Somehow the release of the ESOO has triggered an annual tradition of journalists and social media commentators misinterpreting its results as a ‘blackout predictor’ of sorts. It is a tradition that is almost as old as the ESOO itself.
If you were to believe that modelled supply shortfalls = incoming blackouts, then you might have already burned through your candle supply waiting in vain.
In the next five charts I display the number of years until a supply shortfall for each region – based on the central/neutral/medium reliability outlook in each ESOO over the past 20 years.
And now for reference, below is the most recent data that I could find showing actual unserved energy levels in the NEM over a similar time range.
Keep in mind that the ESOO is not the only lever that the AEMO has to manage reliability.
But of course, the link between blackouts and the NEM’s reliability standard being breached is a bit of a silly oversimplification in the first place.
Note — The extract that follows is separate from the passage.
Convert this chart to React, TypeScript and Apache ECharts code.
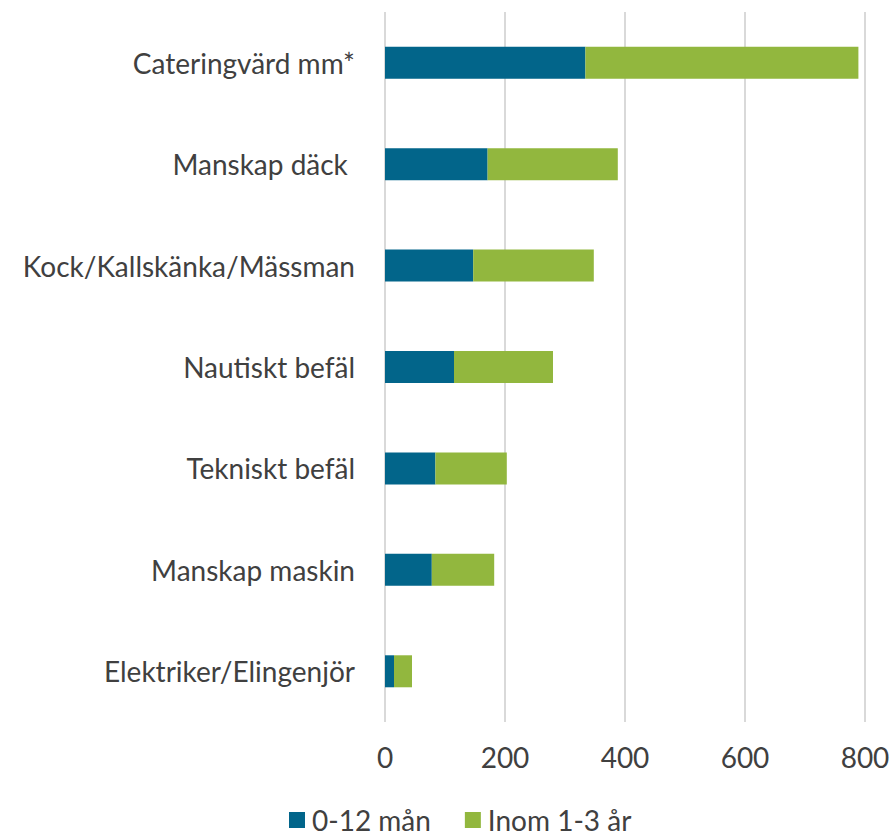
import React, { useEffect, useRef } from "react";
import * as echarts from "echarts";

const categories = [
  "Elektriker/Elingenjör",
  "Manskap maskin",
  "Tekniskt befäl",
  "Nautiskt befäl",
  "Kock/Kallskänka/Mässman",
  "Manskap däck ",
  "Cateringvärd mm*",
];
const series1Name = "0-12 mån";
const series2Name = "Inom 1-3 år";
const values1 = [15, 78, 84, 115, 147, 171, 334];
const values2 = [30, 104, 119, 165, 201, 217, 455];
const xTicks = [0, 200, 400, 600, 800];

const FONT = "Lato, 'Open Sans', sans-serif";
const TEXT = "#404040";

export default function App() {
  const ref = useRef<HTMLDivElement>(null);
  useEffect(() => {
    if (!ref.current) return;
    const chart = echarts.init(ref.current, null, { renderer: "svg" });
    chart.setOption({
      animation: false,
      textStyle: { fontFamily: FONT },
      grid: { left: 385, right: 29, top: 12, bottom: 114, containLabel: false },
      legend: {
        data: [series1Name, series2Name],
        left: 289,
        top: 806,
        padding: 0,
        itemWidth: 16,
        itemHeight: 16,
        itemGap: 34,
        icon: "rect",
        textStyle: { fontSize: 28, color: TEXT, fontFamily: FONT, lineHeight: 28, padding: [0, 0, 0, 2] },
      },
      xAxis: {
        type: "value",
        min: xTicks[0],
        max: xTicks[xTicks.length - 1],
        interval: 200,
        axisLine: { show: false },
        axisTick: { show: false },
        splitLine: { show: true, lineStyle: { color: "#d9d9d9", width: 2 } },
        axisLabel: { fontSize: 28, color: TEXT, margin: 21, fontFamily: FONT },
      },
      yAxis: {
        type: "category",
        data: categories,
        axisLine: { show: false },
        axisTick: { show: false },
        axisLabel: { fontSize: 28, color: TEXT, margin: 30, fontFamily: FONT },
      },
      series: [
        {
          name: series1Name,
          type: "bar",
          stack: "total",
          data: values1,
          barWidth: 32,
          itemStyle: { color: "#02658A" },
        },
        {
          name: series2Name,
          type: "bar",
          stack: "total",
          data: values2,
          barWidth: 32,
          itemStyle: { color: "#92B73E" },
        },
      ],
    });
    return () => chart.dispose();
  }, []);
  return <div ref={ref} style={{ width: 894, height: 836, position: "absolute", left: 0, top: 0 }} />;
}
As others such as Dylan McConnell have written about, distribution-level outages are a much greater source of blackout incidences for the everyday electricity consumer.
Key takeaways
It is not a recent phenomenon that the ESOO has projected supply shortfalls, and yet we’ve seen very few historically. There should be some lessons from this, so I’ll finish with two key points:
- Like many of the AEMO’s forecasts, the reliability outlook is intended to elicit a market response. The accuracy of a rain forecast is independent of whether you decide to bring an umbrella when you leave the house. Forecasts like the reliability outlook in the ESOO are not divorced from the outcome in such a way. This is an important reason why we always need to think about that other dimension of time.
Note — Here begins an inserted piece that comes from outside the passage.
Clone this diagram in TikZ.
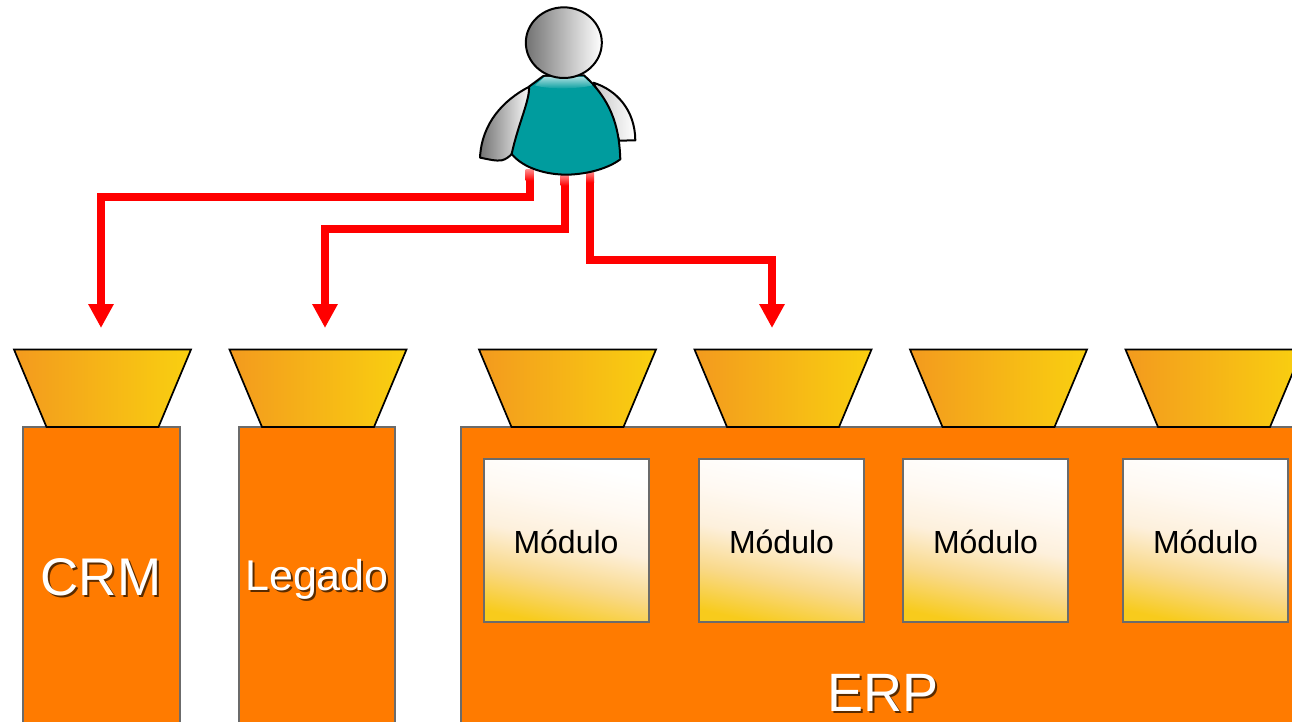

- And further, it’s in the AEMO’s self-interest to avoid a supply shortfall. That’s one of the main reasons why the AEMO exists – and you can bet good money that they will shoulder the blame if a supply shortfall eventuates. To quote a former NSW premier: “Always back the horse called self-interest, because you’ll at least know it’s always trying.”
My intention here is not to downplay the urgent and obvious need for new supply, but rather to highlight that the ESOO holds up as a very poor leading indicator of blackouts … despite what the mainstream media and social media commentators might try to imply.